Friday, November 26, 2010

Proclamation for a Day of Thanksgiving and Praise by General Saxton

I hereby appoint and set apart THURSDAY, THE TWENTY-SEVENTH DAY OF NOVEMBER, as a day of Public Thanksgiving and Praise; and I earnestly recommend to the Superintendents of Plantations, Teachers and Freedmen in this Department, to abstain on that day from their ordinary business, and assemble in their respective places of worship, and render praise and thanksgiving to Almighty God for the manifold blessings and mercies he has bestowed upon us during the past year, and more especially for the signal success which has attended the great experiment for freedom and the rights of oppressed humanity, inaugurated in the Department of the South. Our work has been crowned with a glorious success. The hand of God has been in it, and we have faith to believe the recording angel has placed the record of it in the Book of Life.

You freed men and women have never before had such cause for thankfulness. Your simple faith been vindicated. "The Lord has come" to you and has answered your prayers. Your chains are broken. Your days of bondage and mourning are ended, and you are forever free. If you cannot yet see your way clearly in the future; fear not, put your trust in the Lord, and He will vouchsafe, as he did to the Israelites of old, the "cloud by day, and the pillar of fire by night," to guide your footsteps "through the wilderness" to the promised land.

I therefore advise you all to meet and offer up fitting songs of thanksgiving for all these great mercies which you have received; and, with them, forget not to breathe an earnest prayer for your brethren who are still in bondage.

Given at Beaufort, S.C., this Ninth day of November, in the year of our Lord, one thousand eight hundred and sixty-two.

R. Saxton,
Brig. Gen. and Military Governor

Wednesday, November 24, 2010

Thanksgiving 1862 from the Journal of Charlotte Forten

Thursday, November 27 ~ "Thanksgiving Day" 


This, according to Gen. [Rufus] Saxton's noble Proclamation was observed as a day of "Thanksgiving and praise." It has been a lovely day - cool, delicious air, golden, gladdening sunlight, deep blue sky, with soft white clouds floating over it. Had we no other causes the glory and beauty of the day alone make it a day for which to give thanks. But we have other causes, great and glorious, which unite to make this peculiarly a day of thanksgiving and praise. It has been a general holiday. According to Gen. Saxton's orders an animal was killed on each plantation that the people might to-day eat fresh meat, which is a great luxury to them, and indeed to all of us here. This morning a large number - Superintendents, teachers, and freed people, assembled in the little Baptist church. It was a sight I shall not soon forget - that crowd of eager, happy black faces from which the shadow of slavery had forever passed. "Forever free!" "Forever free!" Those magical words were all the time singing themselves in my soul, and never before have I felt so truly grateful to God. 

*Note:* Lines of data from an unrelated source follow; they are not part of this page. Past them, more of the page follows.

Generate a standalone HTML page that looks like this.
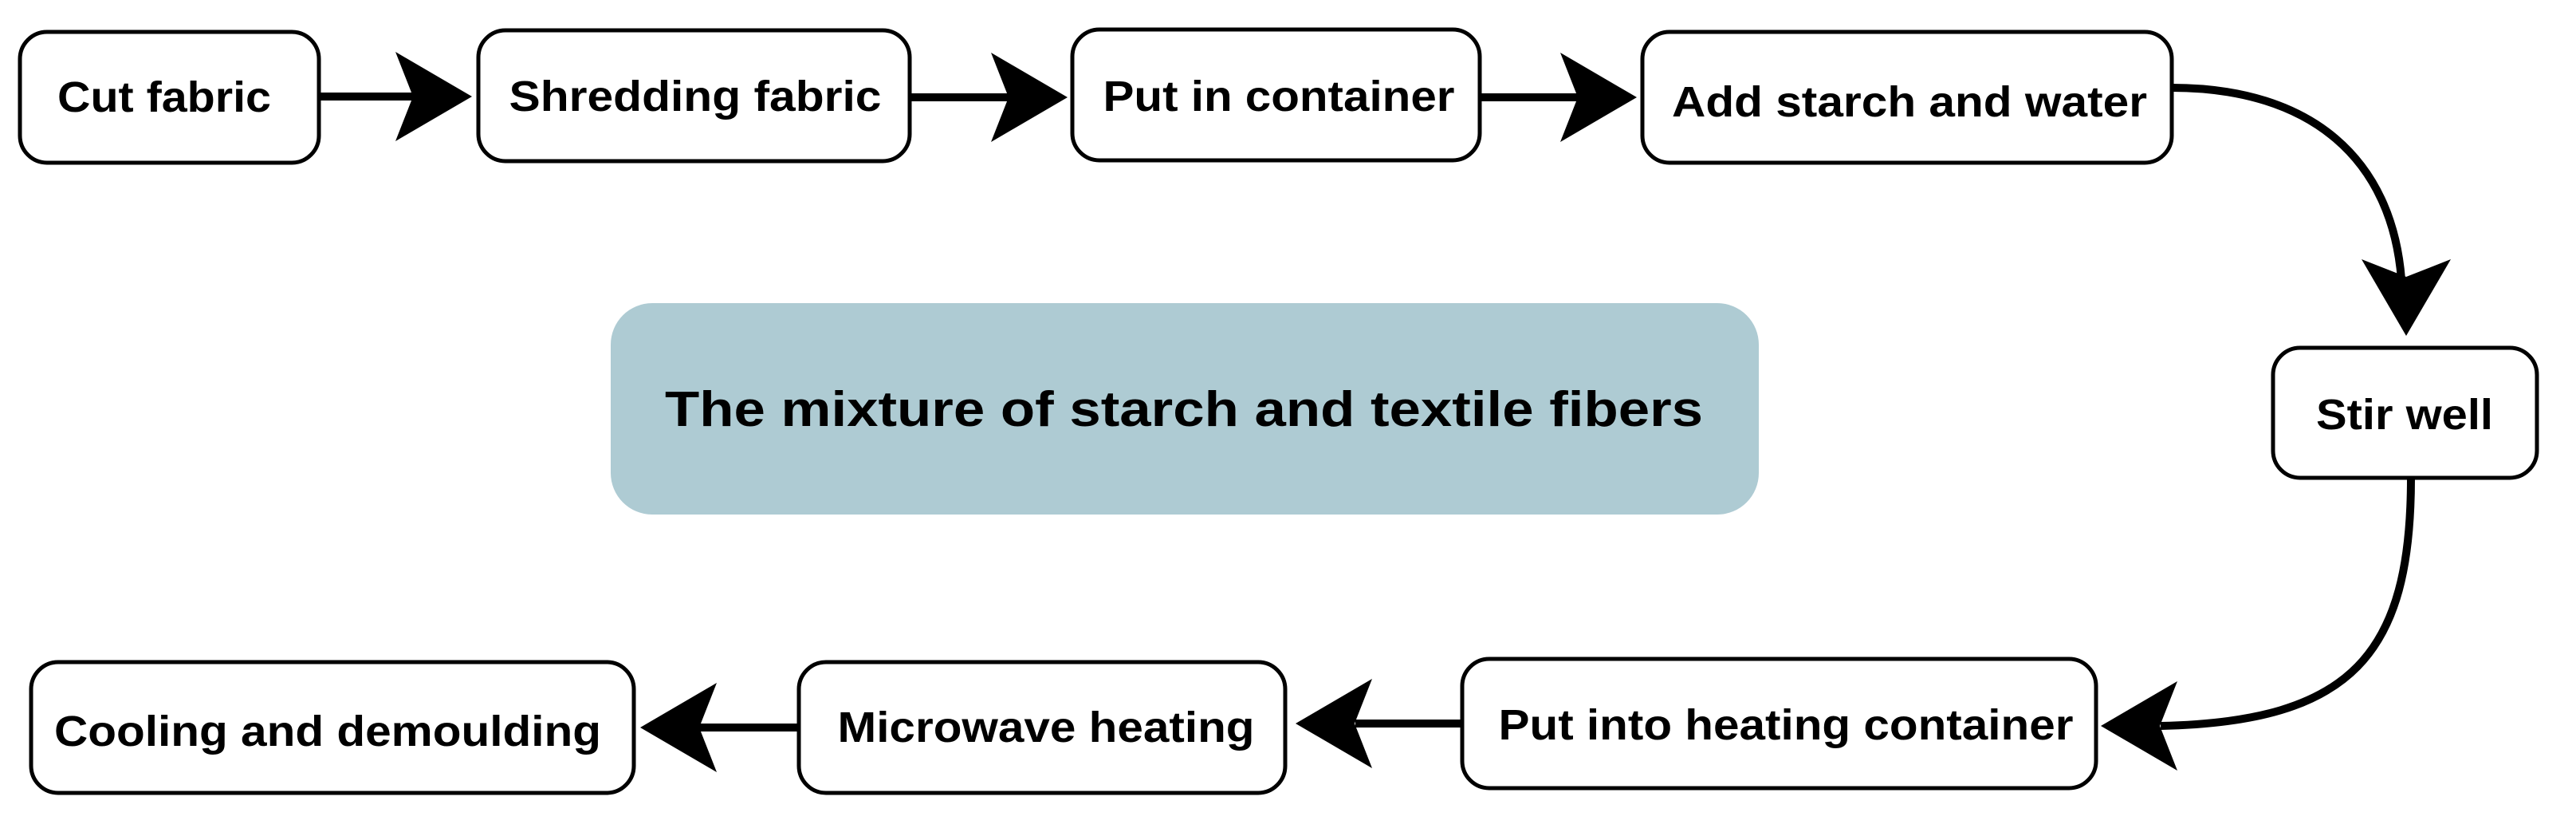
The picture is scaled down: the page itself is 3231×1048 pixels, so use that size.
<!DOCTYPE html>
<html><head><meta charset="utf-8"><style>html,body{margin:0;padding:0;background:#fff}svg{display:block}</style></head>
<body>
<svg width="3231" height="1048" viewBox="0 0 3231 1048" xmlns="http://www.w3.org/2000/svg">
<defs>
<polygon id="ah" points="0,0 -96,-56 -74,0 -96,56" fill="#000"/>
</defs>
<g fill="#fff" stroke="#000" stroke-width="5">
<rect x="25" y="40" width="375" height="164" rx="34"/>
<rect x="600" y="38" width="541" height="164" rx="34"/>
<rect x="1345" y="37" width="511" height="164" rx="34"/>
<rect x="2060" y="40" width="664" height="164" rx="34"/>
<rect x="2851" y="436" width="331" height="163" rx="34"/>
<rect x="1834" y="826" width="795" height="162" rx="34"/>
<rect x="1002" y="830" width="610" height="164" rx="34"/>
<rect x="39" y="830" width="756" height="164" rx="34"/>
</g>
<rect x="766" y="380" width="1440" height="265" rx="52" fill="#aecbd3"/>
<g stroke="#000" stroke-width="10" fill="none">
<line x1="400" y1="121" x2="520" y2="121"/>
<line x1="1141" y1="122" x2="1265" y2="122"/>
<line x1="1856" y1="122" x2="1980" y2="122"/>
<path d="M2724,110 C2900,110 3000,200 3012,350"/>
<path d="M3024,599 C3024,820 2950,905 2710,910"/>
<line x1="1834" y1="907" x2="1700" y2="907"/>
<line x1="1002" y1="912" x2="875" y2="912"/>
</g>
<use href="#ah" transform="translate(592,121)"/>
<use href="#ah" transform="translate(1339,122)"/>
<use href="#ah" transform="translate(2053,122)"/>
<use href="#ah" transform="translate(3018,421) rotate(90)"/>
<use href="#ah" transform="translate(2635,910) rotate(180)"/>
<use href="#ah" transform="translate(1625,907) rotate(180)"/>
<use href="#ah" transform="translate(803,912) rotate(180)"/>
<g font-family="Liberation Sans, Arial, sans-serif" font-weight="bold" font-size="54" fill="#000" text-anchor="middle">
<text x="206" y="140" textLength="268" lengthAdjust="spacingAndGlyphs">Cut fabric</text>
<text x="872" y="139" textLength="467" lengthAdjust="spacingAndGlyphs">Shredding fabric</text>
<text x="1604" y="139" textLength="441" lengthAdjust="spacingAndGlyphs">Put in container</text>
<text x="2395" y="146" textLength="596" lengthAdjust="spacingAndGlyphs">Add starch and water</text>
<text x="3016" y="538" textLength="222" lengthAdjust="spacingAndGlyphs">Stir well</text>
<text x="2240" y="927" textLength="721" lengthAdjust="spacingAndGlyphs">Put into heating container</text>
<text x="1312" y="930" textLength="523" lengthAdjust="spacingAndGlyphs">Microwave heating</text>
<text x="411" y="935" textLength="686" lengthAdjust="spacingAndGlyphs">Cooling and demoulding</text>
<text x="1485" y="534" font-size="62" textLength="1302" lengthAdjust="spacingAndGlyphs">The mixture of starch and textile fibers</text>
</g>
</svg>
</body></html>
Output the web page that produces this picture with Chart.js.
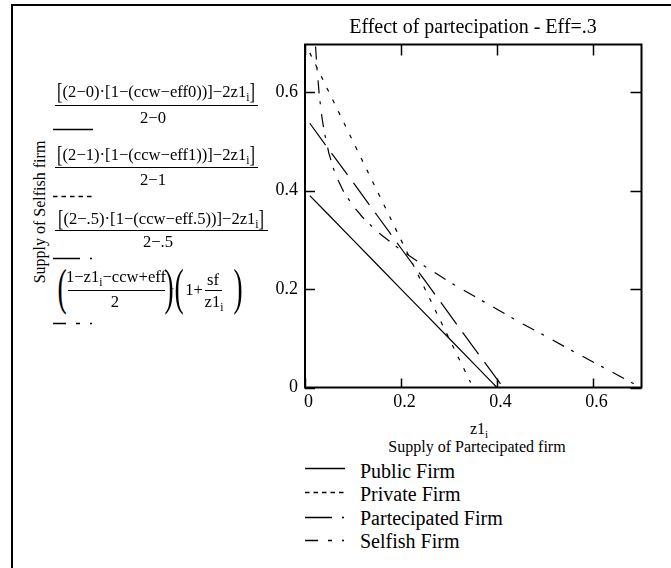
<!DOCTYPE html>
<html>
<head>
<meta charset="utf-8">
<script src="https://cdn.jsdelivr.net/npm/chart.js@4.4.1/dist/chart.umd.min.js"></script>
<style>
  html,body{margin:0;padding:0;background:#fff;}
  #page{position:relative;width:671px;height:568px;overflow:hidden;font-family:"Liberation Serif","Times New Roman",serif;color:#000;}
  #frame{position:absolute;left:11px;top:4px;width:680px;height:600px;border-top:2px solid #000;border-left:2px solid #000;}
  .t{position:absolute;white-space:nowrap;line-height:1;transform:translate(-50%,-50%);font-size:16px;}
  .f{font-size:16.6px;}
  .bar{position:absolute;height:1px;background:#000;}
  sub{font-size:0.7em;vertical-align:-0.35em;line-height:0;}
  .bk{display:inline-block;transform:scaleY(1.4);}
  .paren{font-size:50px;transform:translate(-50%,-50%) scaleX(0.55);}
  .lg{position:absolute;left:360px;font-size:20px;line-height:1;white-space:nowrap;transform:translateY(-50%);}
  #wrap{position:absolute;left:250px;top:0;width:421px;height:420px;}
  #marks{position:absolute;left:0;top:0;}
</style>
</head>
<body>
<div id="page">
  <div id="frame"></div>
  <div id="wrap"><canvas id="chart" width="421" height="420"></canvas></div>

  <div class="t" style="left:473px;top:26px;font-size:20px;">Effect of partecipation - Eff=.3</div>
  <div class="t" style="left:40px;top:212px;transform:translate(-50%,-50%) rotate(-90deg);">Supply of Selfish firm</div>
  <div class="t" style="left:479px;top:429px;">z1<sub>i</sub></div>
  <div class="t" style="left:477px;top:447px;">Supply of Partecipated firm</div>

  <!-- expressions on the left, as in the worksheet -->
  <div class="t f" style="left:156px;top:92px;"><span class="bk">[</span>(2−0)·[1−(ccw−eff0))]−2z1<sub>i</sub><span class="bk">]</span></div>
  <div class="bar" style="left:55px;top:105px;width:203px;"></div>
  <div class="t f" style="left:153px;top:118px;">2−0</div>

  <div class="t f" style="left:156px;top:155px;"><span class="bk">[</span>(2−1)·[1−(ccw−eff1))]−2z1<sub>i</sub><span class="bk">]</span></div>
  <div class="bar" style="left:55px;top:167px;width:203px;"></div>
  <div class="t f" style="left:153px;top:180px;">2−1</div>

  <div class="t f" style="left:161px;top:219px;"><span class="bk">[</span>(2−.5)·[1−(ccw−eff.5))]−2z1<sub>i</sub><span class="bk">]</span></div>
  <div class="bar" style="left:55px;top:230px;width:213px;"></div>
  <div class="t f" style="left:158px;top:242px;">2−.5</div>

  <div class="t paren" style="left:62px;top:287px;">(</div>
  <div class="t f" style="left:116px;top:277px;">1−z1<sub>i</sub>−ccw+eff</div>
  <div class="bar" style="left:68px;top:290px;width:97px;"></div>
  <div class="t f" style="left:115px;top:302px;">2</div>
  <div class="t paren" style="left:169px;top:287px;">)</div>
  <div class="t" style="left:173px;top:289px;font-size:10px;">·</div>
  <div class="t paren" style="left:179px;top:287px;">(</div>
  <div class="t f" style="left:194px;top:290px;">1+</div>
  <div class="t f" style="left:213px;top:280px;">sf</div>
  <div class="bar" style="left:205px;top:290px;width:17px;"></div>
  <div class="t f" style="left:214px;top:302px;">z1<sub>i</sub></div>
  <div class="t paren" style="left:238px;top:287px;">)</div>

  <div class="lg" style="top:471px;">Public Firm</div>
  <div class="lg" style="top:494px;">Private Firm</div>
  <div class="lg" style="top:518px;">Partecipated Firm</div>
  <div class="lg" style="top:541px;">Selfish Firm</div>

  <svg id="marks" width="671" height="568"></svg>
</div>
<script>
'use strict';

// axis ticks
const xTicks = [0, 0.2, 0.4, 0.6];
const yTicks = [0, 0.2, 0.4, 0.6];
const xMax = 0.701, yMax = 0.697;

// series
const seriesNames = ['Public Firm', 'Private Firm', 'Partecipated Firm', 'Selfish Firm'];

const publicX = [0.01, 0.05, 0.1, 0.15, 0.2, 0.25, 0.3, 0.35, 0.39, 0.4];
const publicY = [0.39, 0.35, 0.3, 0.25, 0.2, 0.15, 0.1, 0.05, 0.01, 0];

const privateX = [0.01, 0.05, 0.1, 0.15, 0.2, 0.25, 0.3, 0.345];
const privateY = [0.68, 0.6, 0.5, 0.4, 0.3, 0.2, 0.1, 0.01];

const partX = [0.01, 0.05, 0.1, 0.15, 0.2, 0.25, 0.3, 0.35, 0.4, 0.412];
const partY = [0.537, 0.483, 0.417, 0.35, 0.283, 0.217, 0.15, 0.083, 0.017, 0.001];

const selfX = [0.022, 0.025, 0.03, 0.035, 0.04, 0.05, 0.06, 0.07, 0.08, 0.1, 0.12, 0.15,
  0.2, 0.25, 0.3, 0.35, 0.4, 0.45, 0.5, 0.55, 0.6, 0.65, 0.69];
const selfY = [0.693, 0.648, 0.592, 0.551, 0.52, 0.475, 0.443, 0.419, 0.399, 0.369, 0.346, 0.317,
  0.279, 0.246, 0.215, 0.187, 0.159, 0.131, 0.105, 0.078, 0.052, 0.026, 0.005];

// line styles (plot) and legend sample styles
const plotDash = [[], [4, 9], [27, 10], [13, 8, 3, 10]];
const keyDash = [[], [4.5, 4], [27, 10, 2, 10], [13, 10, 4, 10, 2, 10]];

const seriesX = [publicX, privateX, partX, selfX];
const seriesY = [publicY, privateY, partY, selfY];

// inner tick marks + box round the plot, Mathcad style
const plotFrame = {
  id: 'plotFrame',
  afterDraw(chart) {
    const {ctx, chartArea: a, scales} = chart;
    ctx.save();
    ctx.strokeStyle = '#000';
    ctx.lineWidth = 1.5;
    ctx.beginPath();
    xTicks.forEach(v => {
      const px = Math.round(scales.x.getPixelForValue(v)) + 0.5;
      ctx.moveTo(px, a.bottom); ctx.lineTo(px, a.bottom - 9);
      ctx.moveTo(px, a.top); ctx.lineTo(px, a.top + 11);
    });
    yTicks.forEach(v => {
      const py = Math.round(scales.y.getPixelForValue(v)) + 0.5;
      ctx.moveTo(a.left, py); ctx.lineTo(a.left + 10, py);
      ctx.moveTo(a.right, py); ctx.lineTo(a.right - 11, py);
    });
    ctx.stroke();
    ctx.lineWidth = 2;
    ctx.strokeRect(a.left, a.top, a.right - a.left, a.bottom - a.top);
    ctx.restore();
  }
};

const tickFont = {family: 'Liberation Serif', size: 18};

new Chart(document.getElementById('chart'), {
  type: 'scatter',
  data: {
    datasets: seriesNames.map((name, k) => ({
      label: name,
      data: seriesX[k].map((x, i) => ({x: x, y: seriesY[k][i]})),
      showLine: true,
      borderColor: '#000',
      borderWidth: 1.2,
      borderDash: plotDash[k],
      pointRadius: 0,
      fill: false,
      tension: 0
    }))
  },
  options: {
    responsive: false,
    animation: false,
    layout: {padding: {left: 0, top: 44.5, right: 29.5, bottom: 0}},
    plugins: {legend: {display: false}, tooltip: {enabled: false}},
    scales: {
      x: {
        type: 'linear', min: 0, max: xMax,
        afterFit: s => { s.height = 32.5; },
        afterBuildTicks: s => { s.ticks = xTicks.map(v => ({value: v})); },
        grid: {display: false, drawTicks: false},
        border: {display: false},
        ticks: {color: '#000', font: tickFont, padding: 4, labelOffset: 3.5, maxRotation: 0, autoSkip: false, callback: v => String(v)}
      },
      y: {
        type: 'linear', min: 0, max: yMax,
        afterFit: s => { s.width = 55; },
        afterBuildTicks: s => { s.ticks = yTicks.map(v => ({value: v})); },
        grid: {display: false, drawTicks: false},
        border: {display: false},
        ticks: {color: '#000', font: tickFont, padding: 7, autoSkip: false, callback: v => String(v)}
      }
    }
  },
  plugins: [plotFrame]
});

// line samples: under each expression, and beside the legend names
const svg = document.getElementById('marks');
function sample(x1, x2, y, dash) {
  const l = document.createElementNS('http://www.w3.org/2000/svg', 'line');
  l.setAttribute('x1', x1); l.setAttribute('x2', x2);
  l.setAttribute('y1', y); l.setAttribute('y2', y);
  l.setAttribute('stroke', '#000');
  l.setAttribute('stroke-width', '1.3');
  if (dash.length) l.setAttribute('stroke-dasharray', dash.join(','));
  svg.appendChild(l);
}
[129, 196, 258, 323].forEach((y, k) => sample(53, 93, y + 0.5, keyDash[k]));
[468, 492, 517, 540].forEach((y, k) => sample(305, 345, y + 0.5, keyDash[k]));
</script>
</body>
</html>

... And what a significant fact it is that one may now sit here in safety - here in the rebellious little Palmetto State ...


But this has been the happiest, most jubilant Thanksgiving day of my life. We hear of cold weather and heavy snow-storms up in the North land. But here roses and oleanders are blooming in the open air. Figs and oranges are ripening, the sunlight is warm and bright, and over all shines gloriously the blessed light of Freedom - Freedom forevermore!